Let’s try and be more specific, modifying only the last comment:

# Create a new polygon feature class, with fields for 'date' and 'number of cats spotted'

I got:

arcpy.CreateFeatureclass_management("C:/Temp/donnees.gdb", "cats", "POLYGON", "", "", "", "date", "number of cats spotted")

Hmm not so sure those last couple arguments would do what we wanted. Maybe if this was inside a function?

# a function to create a new polygon feature class, with fields for 'date' and 'number of cats spotted'

def create_fc(fc_name, fc_type):
    # create a new feature class
    arcpy.CreateFeatureclass_management(r"C:\Users\bwc\Documents\ArcGIS\Projects\TestProject'","test_fc", fc_type)
    # add fields
    arcpy.AddField_management("test_fc", "date", "TEXT")
    arcpy.AddField_management("test_fc", "number_of_cats_spotted", "SHORT")
    # return the path to the new feature class
    return arcpy.Describe("test_fc").catalogPath

Pretty nice. I like that it didn’t include all the optional arguments in CreateFeatureclass(). But why not use DATE as the field type for a field called date?

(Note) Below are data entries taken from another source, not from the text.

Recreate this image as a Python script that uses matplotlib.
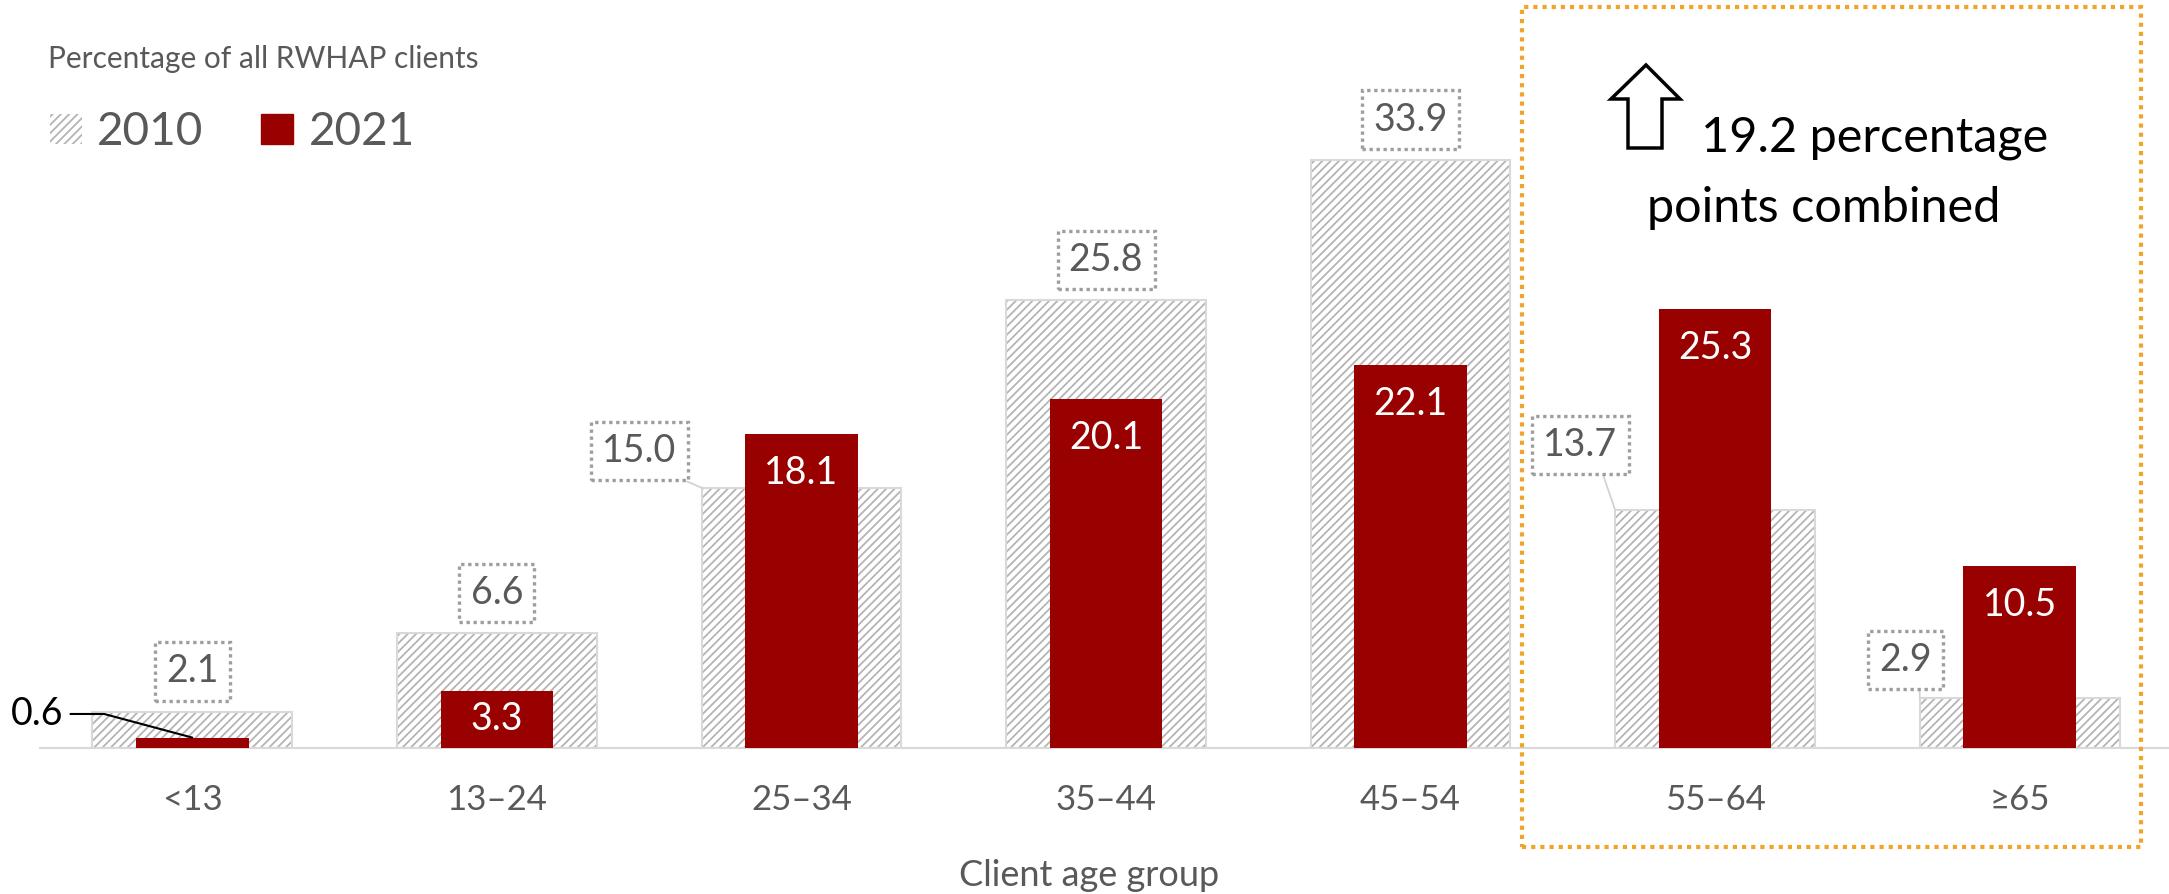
import matplotlib.pyplot as plt
from matplotlib.patches import Patch, Rectangle, Polygon

# data
age_groups = ['<13', '13–24', '25–34', '35–44', '45–54', '55–64', '≥65']
pct_2010 = [2.1, 6.6, 15.0, 25.8, 33.9, 13.7, 2.9]
pct_2021 = [0.6, 3.3, 18.1, 20.1, 22.1, 25.3, 10.5]

# label placement for 2010 boxes: (anchor at bar corner?, dx, dy) in points
box_offsets = [(False, 0, 29), (False, 0, 29), (True, -44.6, 26.6),
               (False, 0, 29), (False, 0, 29), (True, -25, 47), (True, -10, 27)]

RED = '#990000'
GRAY_TXT = '#595959'
W = 2169
H = 894

plt.rcParams['font.family'] = ['Lato', 'DejaVu Sans']
plt.rcParams['hatch.linewidth'] = 1.3

fig = plt.figure(figsize=(W / 100, H / 100), dpi=100)
ax = fig.add_axes([40 / W, 146 / H, 2132 / W, 694 / H])

x = list(range(len(age_groups)))
w_old = 0.656
w_new = 0.37

# 2010 hatched bars + light outline
ax.bar(x, pct_2010, width=w_old, color='white', edgecolor='#b4b4b4',
       hatch='////', linewidth=0, zorder=1)
ax.bar(x, pct_2010, width=w_old, fill=False, edgecolor='#d9d9d9',
       linewidth=1.5, zorder=2)
# 2021 bars
ax.bar(x, pct_2021, width=w_new, color=RED, zorder=3)

ax.set_xlim(-0.5, 6.5)
ax.set_ylim(0, 40)
for s in ['top', 'left', 'right']:
    ax.spines[s].set_visible(False)
ax.spines['bottom'].set_color('#d9d9d9')
ax.spines['bottom'].set_linewidth(1.5)
ax.set_yticks([])
ax.set_xticks(x, age_groups)
ax.tick_params(axis='x', length=0, pad=26, labelsize=25, labelcolor=GRAY_TXT)

# 2010 value boxes
box_style = dict(boxstyle='square,pad=0.3', fc='white', ec='#9e9e9e',
                 ls=(0, (1, 1.1)), lw=2.4)
for i, v in enumerate(pct_2010):
    corner, dx, dy = box_offsets[i]
    if corner:
        ax.annotate(f'{v:.1f}', xy=(i - w_old / 2, v), xytext=(dx, dy),
                    textcoords='offset points', ha='center', va='center',
                    fontsize=27, color=GRAY_TXT, bbox=box_style, zorder=5,
                    arrowprops=dict(arrowstyle='-', color='#d0d0d0', lw=1.2,
                                    shrinkA=0, shrinkB=0, relpos=(0.75, 0)))
    else:
        ax.annotate(f'{v:.1f}', xy=(i, v), xytext=(dx, dy),
                    textcoords='offset points', ha='center', va='center',
                    fontsize=27, color=GRAY_TXT, bbox=box_style, zorder=5)

# 2021 value labels
for i, v in enumerate(pct_2021):
    if v < 1:
        ax.annotate(f'{v:.1f}', xy=(i, v), xytext=(-111.6, 17),
                    textcoords='offset points', ha='center', va='center',
                    fontsize=27, color='black',
                    arrowprops=dict(arrowstyle='-', color='black', lw=1.5,
                                    shrinkA=3, shrinkB=0, relpos=(1, 0.5),
                                    connectionstyle='angle,angleA=0,angleB=165,rad=0'))
        continue
    y = max(v - 2.25, v / 2)
    ax.text(i, y, f'{v:.1f}', ha='center', va='center', fontsize=27,
            color='white', zorder=6)

# title and axis label
fig.text(48 / W, (H - 68) / H, 'Percentage of all RWHAP clients', fontsize=21.5,
         color=GRAY_TXT, ha='left', va='baseline')
fig.text(1089 / W, (H - 876) / H, 'Client age group', fontsize=26,
         color=GRAY_TXT, ha='center', va='center')

# legend
handles = [Patch(facecolor='white', edgecolor='#b4b4b4', hatch='////', lw=0),
           Patch(facecolor=RED, edgecolor=RED)]
leg = fig.legend(handles, ['2010', '2021'], loc='center left',
                 bbox_to_anchor=(50 / W, (H - 132) / H), ncol=2, frameon=False,
                 fontsize=33, handlelength=0.7, handleheight=0.65,
                 handletextpad=0.33, columnspacing=1.26, borderpad=0,
                 borderaxespad=0)
for t in leg.get_texts():
    t.set_color(GRAY_TXT)

# highlight box around the older age groups
fig.add_artist(Rectangle((1522 / W, 47 / H), 619 / W, 840 / H,
                         transform=fig.transFigure, fill=False,
                         edgecolor='#F0A428', lw=3, ls=(0, (1, 1.2))))

# hollow up arrow
arrow_px = [(1646, 65), (1680, 99), (1662, 99), (1662, 148),
            (1628, 148), (1628, 99), (1611, 99)]
fig.add_artist(Polygon([(px / W, (H - py) / H) for px, py in arrow_px],
                       closed=True, transform=fig.transFigure, fill=False,
                       edgecolor='black', lw=2.5, joinstyle='miter'))
fig.text(1701 / W, (H - 138) / H, '19.2 percentage', fontsize=35,
         color='black', ha='left', va='center')
fig.text(1824 / W, (H - 208) / H, 'points combined', fontsize=35,
         color='black', ha='center', va='center')

fig.savefig('out.png', dpi=100)
plt.close(fig)
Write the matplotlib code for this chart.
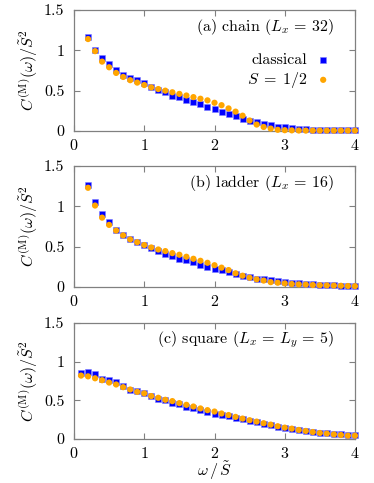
import numpy as np
import matplotlib
matplotlib.use("Agg")
import matplotlib.pyplot as plt

plt.rcParams['font.family'] = 'serif'
plt.rcParams['font.serif'] = ['cmr10']
plt.rcParams['mathtext.fontset'] = 'cm'
plt.rcParams['axes.formatter.use_mathtext'] = True

# omega / S~ grid
w_ab = np.round(np.arange(0.2, 4.01, 0.1), 1)
w_c = np.round(np.arange(0.1, 4.01, 0.1), 1)

# (a) chain, Lx=32
chain_cl = [1.16, 1.01, 0.90, 0.83, 0.76, 0.69, 0.66, 0.63, 0.60, 0.54,
            0.51, 0.48, 0.44, 0.42, 0.38, 0.36, 0.33, 0.30, 0.27, 0.24,
            0.21, 0.18, 0.15, 0.13, 0.11, 0.09, 0.07, 0.05, 0.045, 0.035,
            0.025, 0.02, 0.015, 0.012, 0.01, 0.01, 0.008, 0.008, 0.007]
chain_q = [1.14, 0.99, 0.86, 0.79, 0.72, 0.67, 0.63, 0.60, 0.57, 0.54,
           0.52, 0.50, 0.48, 0.46, 0.44, 0.42, 0.40, 0.38, 0.35, 0.32,
           0.28, 0.24, 0.19, 0.13, 0.08, 0.05, 0.03, 0.015, 0.01, 0.008,
           0.006, 0.005, 0.005, 0.005, 0.005, 0.005, 0.005, 0.005, 0.005]

# (b) ladder, Lx=16
ladder_cl = [1.27, 1.05, 0.91, 0.80, 0.71, 0.645, 0.60, 0.56, 0.52, 0.48,
             0.45, 0.41, 0.39, 0.35, 0.34, 0.31, 0.275, 0.25, 0.22, 0.21,
             0.18, 0.16, 0.14, 0.12, 0.105, 0.095, 0.085, 0.07, 0.06, 0.05,
             0.045, 0.04, 0.035, 0.03, 0.025, 0.02, 0.018, 0.015, 0.01]
ladder_q = [1.23, 1.01, 0.86, 0.77, 0.70, 0.64, 0.59, 0.555, 0.52, 0.49,
            0.465, 0.445, 0.42, 0.40, 0.375, 0.35, 0.325, 0.30, 0.27, 0.24,
            0.21, 0.17, 0.14, 0.115, 0.095, 0.08, 0.06, 0.053, 0.045, 0.037,
            0.033, 0.03, 0.025, 0.022, 0.02, 0.018, 0.015, 0.012, 0.01]

# (c) square, Lx=Ly=5
square_cl = [0.85, 0.86, 0.84, 0.78, 0.76, 0.74, 0.69, 0.63, 0.615, 0.60,
             0.55, 0.52, 0.50, 0.47, 0.455, 0.415, 0.395, 0.37, 0.355, 0.32,
             0.31, 0.295, 0.27, 0.255, 0.23, 0.215, 0.195, 0.18, 0.155, 0.145,
             0.13, 0.115, 0.105, 0.09, 0.083, 0.075, 0.065, 0.07, 0.052, 0.052]
square_q = [0.82, 0.81, 0.785, 0.76, 0.73, 0.705, 0.67, 0.64, 0.61, 0.59,
            0.555, 0.533, 0.507, 0.49, 0.464, 0.442, 0.42, 0.395, 0.373, 0.355,
            0.33, 0.31, 0.286, 0.264, 0.243, 0.225, 0.204, 0.186, 0.165, 0.147,
            0.134, 0.117, 0.104, 0.09, 0.078, 0.07, 0.06, 0.052, 0.043, 0.043]

panels = [
    (w_ab, chain_cl, chain_q, r'(a) chain ($L_x\,{=}\,32$)'),
    (w_ab, ladder_cl, ladder_q, r'(b) ladder ($L_x\,{=}\,16$)'),
    (w_c, square_cl, square_q, r'(c) square ($L_x\,{=}\,L_y\,{=}\,5$)'),
]
xticks = [0, 1, 2, 3, 4]
yticks = [0, 0.5, 1, 1.5]
ytick_labels = ['0', '0.5', '1', '1.5']

W, H = 374, 483
fs = 11.5
fig = plt.figure(figsize=(W / 100, H / 100), dpi=100)
# axes boxes in pixels: (left, top, right, bottom)
boxes = [(74, 10, 355, 131), (74, 166, 355, 287), (74, 323, 355, 439)]

frame = '#808080'
for (w, cl, q, title), (l, t, r, b) in zip(panels, boxes):
    ax = fig.add_axes([l / W, 1 - b / H, (r - l) / W, (b - t) / H])
    ax.scatter(w, cl, marker='s', s=16, color='#0000ff', edgecolors='#8080ff',
               linewidths=0.4, clip_on=False, zorder=3, label='classical')
    ax.scatter(w, q, marker='o', s=20, color='#ffa500', edgecolors='none',
               clip_on=False, zorder=4, label=r'$S\;{=}\;1/2$')
    ax.set_xlim(0, 4)
    ax.set_ylim(0, 1.5)
    ax.set_xticks(xticks)
    ax.set_yticks(yticks, labels=ytick_labels)
    for s in ax.spines.values():
        s.set_color(frame)
        s.set_linewidth(0.9)
    ax.tick_params(direction='in', top=True, right=True, length=4,
                   width=0.8, color=frame, labelsize=fs, pad=7)
    ax.tick_params(axis='x', pad=5)
    ax.set_ylabel(r'$C^{(\mathrm{M})}(\omega)/\tilde{S}^2$', fontsize=fs, labelpad=3)
    ax.text(0.926, 0.86, title, transform=ax.transAxes, ha='right', va='center',
            fontsize=fs)
    if title.startswith('(a)'):
        ax.legend(loc='upper right', bbox_to_anchor=(0.955, 0.74), frameon=False,
                  markerfirst=False, fontsize=fs, handletextpad=0.5,
                  labelspacing=0.2, borderpad=0.2, handlelength=1.0,
                  scatterpoints=1)
    if title.startswith('(c)'):
        ax.set_xlabel(r'$\omega\,/\,\tilde{S}$', fontsize=fs, labelpad=-1)

fig.savefig('out.png', dpi=100)
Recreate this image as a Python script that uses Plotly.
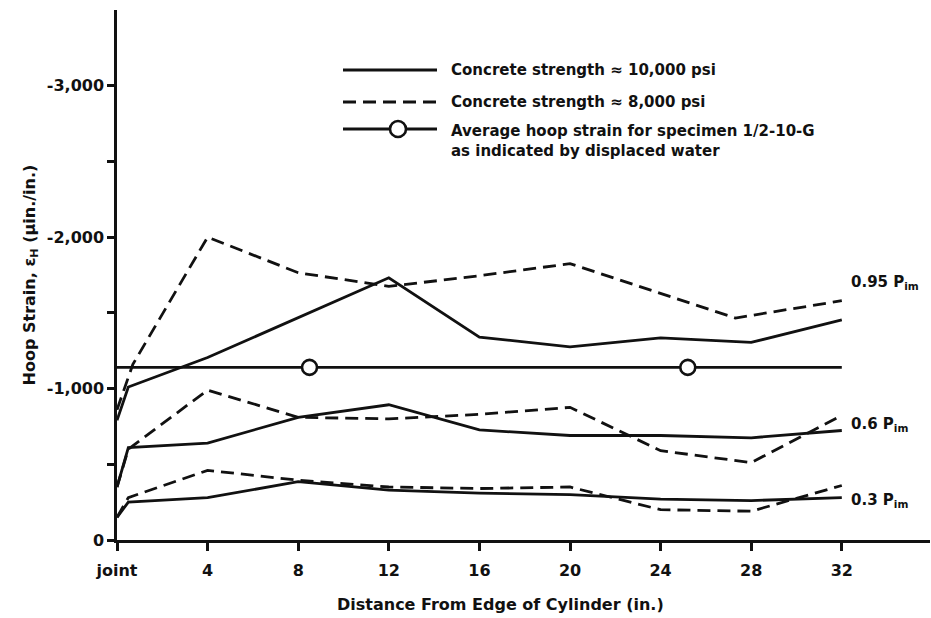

How about jumping into a larger arcpy script?

I tried adding this to the end of an existing geoprocessing script (~500 lines):

# a function to project a feature class to Web Mercator before publishing

Alas

What if we try in a new file?

Prompt:

import arcpy

# a function to project a feature class to Web Mercator before publishing

Suggestion:

def projectFeatureClass(inFC, outFC):
    # get the coordinate system of the input feature class
    inDesc = arcpy.Describe(inFC)
    inCS = inDesc.spatialReference
    # get the coordinate system of the output feature class
    outCS = arcpy.SpatialReference(3857)
    # project the input feature class to Web Mercator
    arcpy.Project_management(inFC, outFC, outCS)
    # return the projected feature class
    return outFC

Hey that works. My first thought was that there no need to get the input spatial reference.

Flipping through a few suggestions, I found:

def project_fc(fc, out_fc):
    """
    Project a feature class to Web Mercator.

    Parameters
    ----------
    fc : str
        Path to the input feature class.
    out_fc : str
        Path to the output feature class.
    sr : str
        Spatial reference of the output feature class.

    Returns
    -------
    None

    """
    # get the coordinate system of the input feature class
    in_sr = arcpy.Describe(fc).spatialReference
    # if the input coordinate system is already Web Mercator, return
    if in_sr.name == "WGS_1984_Web_Mercator_Auxiliary_Sphere":
        return
    # otherwise, project the feature class to Web Mercator
    arcpy.Project_management(fc, out_fc)
    # set the coordinate system of the output feature class to Web Mercator
    arcpy.DefineProjection_management(out_fc)
    # return
    return

Aha - now I see why there was the inclination to check out in the initial spatial reference (duh!). Learning from AI… this is interesting.

The very rigorous style used here is a little funny because of the inclusion of blank return statements. But maybe the more advanced logic is part of the package. It seems like small variations in the prompt, even coming down to styling, can lead to more or less functional code suggestions.